• [Task requirements]: Gather up all lines that carry the word "with".

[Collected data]
━━━

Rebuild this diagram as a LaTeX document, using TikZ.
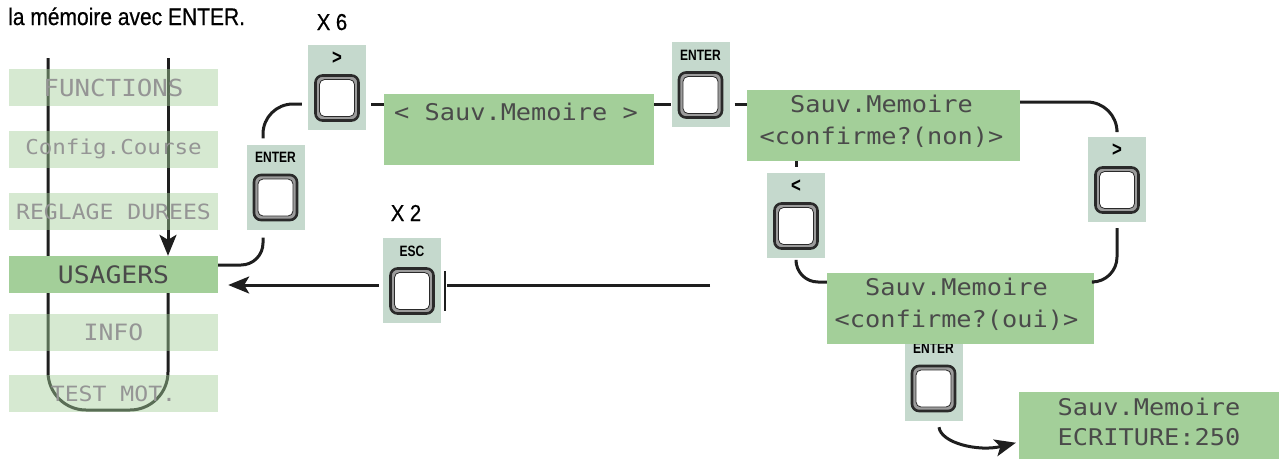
\documentclass[tikz,border=0pt]{standalone}
\usepackage{fontspec}
\usepackage{graphicx}
\usetikzlibrary{arrows.meta,calc}
\setmainfont{Liberation Sans}
\newfontfamily\headfont[FakeBold=0.6]{Liberation Sans}
\newfontfamily\lcdfont[FakeStretch=1.1]{DejaVu Sans Mono}
\definecolor{lcdgreen}{HTML}{A3CF99}
\definecolor{panelgray}{HTML}{C5D9CD}
\definecolor{btndark}{HTML}{2A2A2A}
\definecolor{btnring}{HTML}{9C9C9C}
\definecolor{lcdtext}{HTML}{4A4A4A}
\definecolor{lcdfade}{HTML}{959595}
\definecolor{linecol}{HTML}{1E1E1E}
\pgfdeclarelayer{bg}
\pgfsetlayers{bg,main}
\tikzset{
  conn/.style={draw=linecol, line width=3pt},
  tip/.style={-{Stealth[length=21pt,width=17pt,inset=5pt]}},
  lcdbox/.style={fill=lcdgreen, inner sep=0pt, minimum width=#1, minimum height=71pt},
  menubox/.style={fill=lcdgreen, inner sep=0pt, minimum width=209pt, minimum height=37pt, text=lcdtext},
  fadedbox/.style={menubox, fill opacity=0.45, text opacity=1, text=lcdfade},
  lcdtxt/.style={text=lcdtext, inner sep=0pt, anchor=base, font=\lcdfont\fontsize{23}{23}\selectfont},
  panelbox/.style={fill=panelgray, inner sep=0pt, minimum width=58pt, minimum height=85pt},
  keylabel/.style={inner sep=0pt, font=\bfseries\fontsize{15}{15}\selectfont, text=black},
  keyouter/.style={draw=btndark, line width=2.6pt, fill=btnring, rounded corners=7pt, minimum width=43pt, minimum height=45pt, inner sep=0pt},
  keyinner/.style={draw=btndark, line width=0.8pt, fill=white, rounded corners=5pt, minimum width=35pt, minimum height=37pt, inner sep=0pt},
  keypad/.pic={
    \node[panelbox] (-p) at (0,0) {};
    \node[keylabel] (-l) at (0,-29.5) {\scalebox{0.8}[1]{#1}};
    \node[keyouter] (-b) at (0,10.5) {};
    \node[keyinner] (-i) at (0,10.5) {};
  },
}
\begin{document}
\begin{tikzpicture}[x=1pt,y=-1pt]
\useasboundingbox (0,0) rectangle (1280,459);
% titles
\node[anchor=base west, inner sep=0pt, font=\headfont\fontsize{24}{24}\selectfont] (title) at (8,25) {\scalebox{0.875}[1]{la mémoire avec ENTER.}};
\node[anchor=base, inner sep=0pt, font=\headfont\fontsize{23}{23}\selectfont] (x6) at (332,30) {\scalebox{0.88}[1]{X 6}};
\node[anchor=base, inner sep=0pt, font=\headfont\fontsize{23}{23}\selectfont] (x2) at (406,221) {\scalebox{0.88}[1]{X 2}};
% menu column
\node[fadedbox, font=\lcdfont\fontsize{23.5}{23.5}\selectfont] (functions) at (113.5,87.5) {FUNCTIONS};
\node[fadedbox, font=\lcdfont\fontsize{20.5}{20.5}\selectfont] (config) at (113.5,149) {Config.Course};
\node[fadedbox, font=\lcdfont\fontsize{21}{21}\selectfont] (reglage) at (113.5,211.5) {REGLAGE DUREES};
\node[menubox, font=\lcdfont\fontsize{24}{24}\selectfont] (usagers) at (113.5,274.5) {USAGERS};
\node[fadedbox, font=\lcdfont\fontsize{22.5}{22.5}\selectfont] (info) at (113.5,332.5) {INFO};
\node[fadedbox, font=\lcdfont\fontsize{21}{21}\selectfont] (test) at (113.5,393.5) {TEST MOT.};
% keys
\pic (k1) at (337,87.5) {keypad={\fontsize{21}{21}\selectfont >}};
\pic (ke1) at (275.5,187) {keypad={ENTER}};
\pic (ke2) at (700.5,84.5) {keypad={ENTER}};
\pic (kesc) at (412,280.5) {keypad={ESC}};
\pic (klt) at (796,215.5) {keypad={\fontsize{21}{21}\selectfont <}};
\pic (kgt) at (1117,179.5) {keypad={\fontsize{21}{21}\selectfont >}};
\pic (ke3) at (933.5,378) {keypad={ENTER}};
% lcd screens
\node[lcdbox=270pt] (sauv) at (519,129.5) {};
\node[lcdtxt] (sauvt) at ($(sauv.north)+(-3,27)$) {< Sauv.Memoire >};
\node[lcdbox=273pt] (non) at (883.5,125.5) {};
\node[lcdtxt] (nont1) at ($(non.north)+(-2,23)$) {Sauv.Memoire};
\node[lcdtxt] (nont2) at ($(non.north)+(-2,55)$) {<confirme?(non)>};
\node[lcdbox=267pt] (oui) at (960.5,308.5) {};
\node[lcdtxt] (ouit1) at ($(oui.north)+(-4,23)$) {Sauv.Memoire};
\node[lcdtxt] (ouit2) at ($(oui.north)+(-4,55)$) {<confirme?(oui)>};
\node[lcdbox=260pt, minimum height=67pt] (ecr) at (1149,425) {};
\node[lcdtxt] (ecrt1) at ($(ecr.north)+(0,24)$) {Sauv.Memoire};
\node[lcdtxt] (ecrt2) at ($(ecr.north)+(0,54)$) {ECRITURE:250};
% helper coordinates
\coordinate (l1) at (48,58);
\coordinate (r1) at (168,58);
\coordinate (ub) at (0,410);
\coordinate (c1) at (263,265);
\coordinate (c2) at (0,104);
\coordinate (c3) at (0,102);
\coordinate (c4) at (0,282);
\coordinate (c5) at (0,442);
\coordinate (escend) at (710,285);
% menu loop lines (behind boxes)
\begin{pgfonlayer}{bg}
\draw[conn, rounded corners=38pt] (l1) -- (l1 |- ub) -- (r1 |- ub) -- (r1 |- usagers.south);
\draw[conn, tip] (r1) -- (r1 |- usagers.north);
\end{pgfonlayer}
% connectors
\draw[conn, rounded corners=22pt, shorten >=8pt] (usagers.east |- c1) -| (ke1-p.south -| c1);
\draw[conn, rounded corners=30pt, shorten <=6pt, shorten >=6pt] (ke1-p.north -| c1) |- (k1-p.west |- c2);
\draw[conn, shorten <=5pt] (k1-p.east |- c2) -- (sauv.west |- c2);
\draw[conn] (sauv.east |- c2) -- (ke2-p.west |- c2);
\draw[conn, shorten <=5pt] (ke2-p.east |- c2) -- (non.west |- c2);
\draw[conn, rounded corners=30pt, shorten >=7pt] (non.east |- c3) -| (kgt-p.north);
\draw[conn, rounded corners=25pt, shorten <=6pt] (kgt-p.south) |- (oui.east |- c4);
\draw[conn, rounded corners=22pt, shorten <=5pt] (klt-p.south) |- (oui.west |- c4);
\draw[conn, shorten <=6pt] (klt-p.north) -- (klt-p.north |- non.south);
\draw[conn, shorten >=6pt] (escend) -- (kesc-p.east |- escend);
\draw[draw=linecol, line width=2.5pt] (445,271) -- (445,311);
\draw[conn, tip, shorten <=4pt, shorten >=10pt] (kesc-p.west |- escend) -- (usagers.east |- escend);
\draw[conn, tip, shorten >=3pt] ([xshift=5.5pt,yshift=-6.5pt]ke3-p.south) .. controls +(2,16) and +(-40,10) .. (ecr.west |- c5);
\end{tikzpicture}
\end{document}
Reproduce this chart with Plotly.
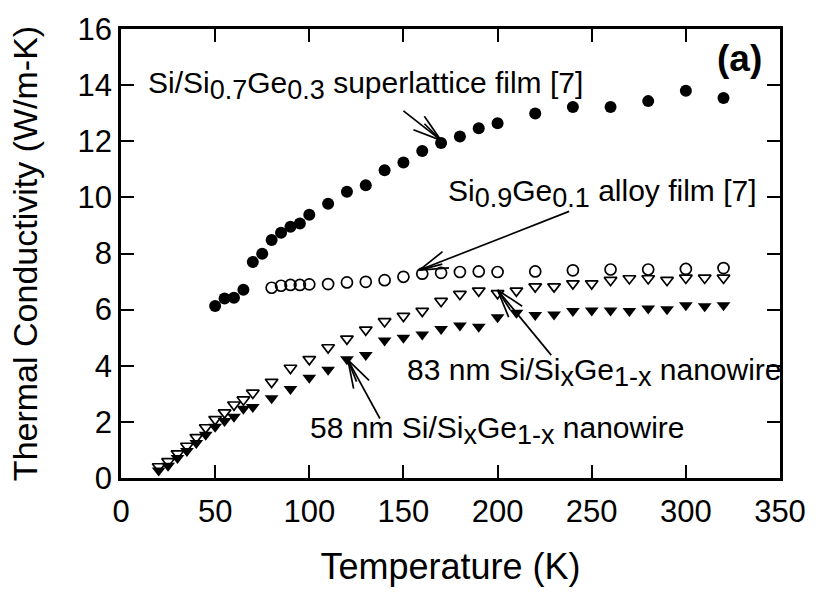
import math
import plotly.graph_objects as go

# Temperature grids (K)
T_superlattice = [50, 55, 60, 65, 70, 75, 80, 85, 90, 95, 100, 110, 120, 130, 140,
                  150, 160, 170, 180, 190, 200, 220, 240, 260, 280, 300, 320]
T_alloy = [80, 85, 90, 95, 100, 110, 120, 130, 140, 150, 160, 170, 180, 190, 200,
           220, 240, 260, 280, 300, 320]
T_wire = [20, 25, 30, 35, 40, 45, 50, 55, 60, 65, 70, 80, 90, 100, 110, 120, 130,
          140, 150, 160, 170, 180, 190, 200, 210, 220, 230, 240, 250, 260, 270,
          280, 290, 300, 310, 320]

# Thermal conductivity (W/m-K)
k_superlattice = [6.13, 6.40, 6.42, 6.71, 7.70, 7.99, 8.48, 8.74, 8.95, 9.07, 9.38,
                  9.77, 10.20, 10.43, 10.97, 11.24, 11.65, 11.94, 12.17, 12.46,
                  12.64, 12.99, 13.22, 13.22, 13.43, 13.80, 13.54]
k_alloy = [6.78, 6.85, 6.88, 6.88, 6.90, 6.91, 6.97, 6.99, 7.05, 7.17, 7.28, 7.31,
           7.34, 7.36, 7.34, 7.36, 7.40, 7.43, 7.43, 7.45, 7.48]
k_wire_83 = [0.41, 0.59, 0.87, 1.14, 1.45, 1.80, 2.09, 2.33, 2.61, 2.79, 3.03, 3.42,
             3.92, 4.23, 4.65, 4.96, 5.28, 5.58, 5.77, 5.95, 6.30, 6.55, 6.67, 6.58,
             6.67, 6.82, 6.82, 6.93, 6.93, 7.05, 7.11, 7.11, 7.05, 7.13, 7.13, 7.13]
k_wire_58 = [0.27, 0.44, 0.71, 0.96, 1.25, 1.54, 1.83, 2.03, 2.18, 2.47, 2.53, 2.84,
             3.17, 3.57, 3.86, 4.23, 4.38, 4.90, 5.00, 5.11, 5.31, 5.43, 5.39, 5.73,
             5.89, 5.81, 5.83, 5.95, 5.97, 5.97, 5.95, 6.04, 6.01, 6.16, 6.12, 6.16]

x_ticks = [0, 50, 100, 150, 200, 250, 300, 350]
y_ticks = [0, 2, 4, 6, 8, 10, 12, 14, 16]

W, H = 818, 592
M = dict(l=121, r=30, t=21, b=111)
X_RANGE = [0, 350]
Y_RANGE = [0, 16]
PX_X = (W - M["l"] - M["r"]) / (X_RANGE[1] - X_RANGE[0])
PX_Y = (H - M["t"] - M["b"]) / (Y_RANGE[1] - Y_RANGE[0])

FONT = "Liberation Sans, Arial, Helvetica, sans-serif"

fig = go.Figure()

fig.add_trace(go.Scatter(
    x=T_superlattice, y=k_superlattice, mode="markers", cliponaxis=False,
    marker=dict(symbol="circle", size=12, color="black", line=dict(width=0)),
    name="superlattice"))
fig.add_trace(go.Scatter(
    x=T_alloy, y=k_alloy, mode="markers", cliponaxis=False,
    marker=dict(symbol="circle-open", size=11, color="black", line=dict(width=1.7)),
    name="alloy"))
fig.add_trace(go.Scatter(
    x=T_wire, y=k_wire_83, mode="markers", cliponaxis=False,
    marker=dict(symbol="triangle-down-open", size=11, color="black",
                line=dict(width=1.7)),
    name="83 nm"))
fig.add_trace(go.Scatter(
    x=T_wire, y=k_wire_58, mode="markers", cliponaxis=False,
    marker=dict(symbol="triangle-down", size=12, color="black", line=dict(width=0)),
    name="58 nm"))


def sub(s, size=27):
    return "<sub><span style='font-size:%dpx'>%s</span></sub>" % (size, s)


labels = [
    ("Si/Si" + sub("0.7") + "Ge" + sub("0.3") + " superlattice film [7]", 13.4, 13.98),
    ("Si" + sub("0.9") + "Ge" + sub("0.1") + " alloy film [7]", 172.8, 10.15),
    ("83 nm Si/Si" + sub("x") + "Ge" + sub("1-x") + " nanowire", 150.8, 3.75),
    ("58 nm Si/Si" + sub("x") + "Ge" + sub("1-x") + " nanowire", 99.3, 1.70),
]
for text, xl, yl in labels:
    fig.add_annotation(x=xl, y=yl, xref="x", yref="y", text=text, showarrow=False,
                       xanchor="left", yanchor="middle",
                       font=dict(family=FONT, size=30, color="black"))

fig.add_annotation(x=328.5, y=14.95, xref="x", yref="y", text="<b>(a)</b>",
                   showarrow=False, xanchor="center", yanchor="middle",
                   font=dict(family=FONT, size=37, color="black"))

# Pointer arrows: (tail T, tail k) -> (tip T, tip k), drawn with open barbed heads
arrows = [
    ((150.0, 13.08), (170.0, 12.03)),
    ((238.0, 9.50), (158.5, 7.41)),
    ((228.5, 4.38), (200.0, 6.70)),
    ((137.5, 2.12), (120.5, 4.21)),
]


def line_shape(x0, y0, x1, y1):
    fig.add_shape(type="line", xref="x", yref="y", x0=x0, y0=y0, x1=x1, y1=y1,
                  line=dict(color="black", width=1.7))


for (tx, ty), (hx, hy) in arrows:
    line_shape(tx, ty, hx, hy)
    # direction in screen pixels (y downwards)
    dx = (tx - hx) * PX_X
    dy = -(ty - hy) * PX_Y
    ang = math.atan2(dy, dx)
    for off, length in ((0.30, 30), (-0.30, 30), (0.12, 24)):
        bx = hx + math.cos(ang + off) * length / PX_X
        by = hy - math.sin(ang + off) * length / PX_Y
        line_shape(hx, hy, bx, by)

axis_common = dict(
    showline=True, linecolor="black", linewidth=2.5, mirror="ticks",
    ticks="inside", ticklen=13, tickwidth=2, tickcolor="black",
    showgrid=False, zeroline=False,
    tickfont=dict(family=FONT, size=31, color="black"),
)

fig.update_xaxes(range=X_RANGE, tickvals=x_ticks, ticklabelstandoff=4,
                 title=dict(text="Temperature (K)", standoff=26,
                            font=dict(family=FONT, size=36, color="black")),
                 **axis_common)
fig.update_yaxes(range=Y_RANGE, tickvals=y_ticks, ticklabelstandoff=0,
                 title=dict(text="Thermal Conductivity (W/m-K)", standoff=30,
                            font=dict(family=FONT, size=34, color="black")),
                 **axis_common)

fig.update_layout(
    width=W, height=H, margin=M, showlegend=False,
    paper_bgcolor="white", plot_bgcolor="white",
    font=dict(family=FONT, color="black"),
)

fig.write_html("out.html")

━━━

• [Final answer]:
Reproduce this chart with Plotly.
# Pointer arrows: (tail T, tail k) -> (tip T, tip k), drawn with open barbed heads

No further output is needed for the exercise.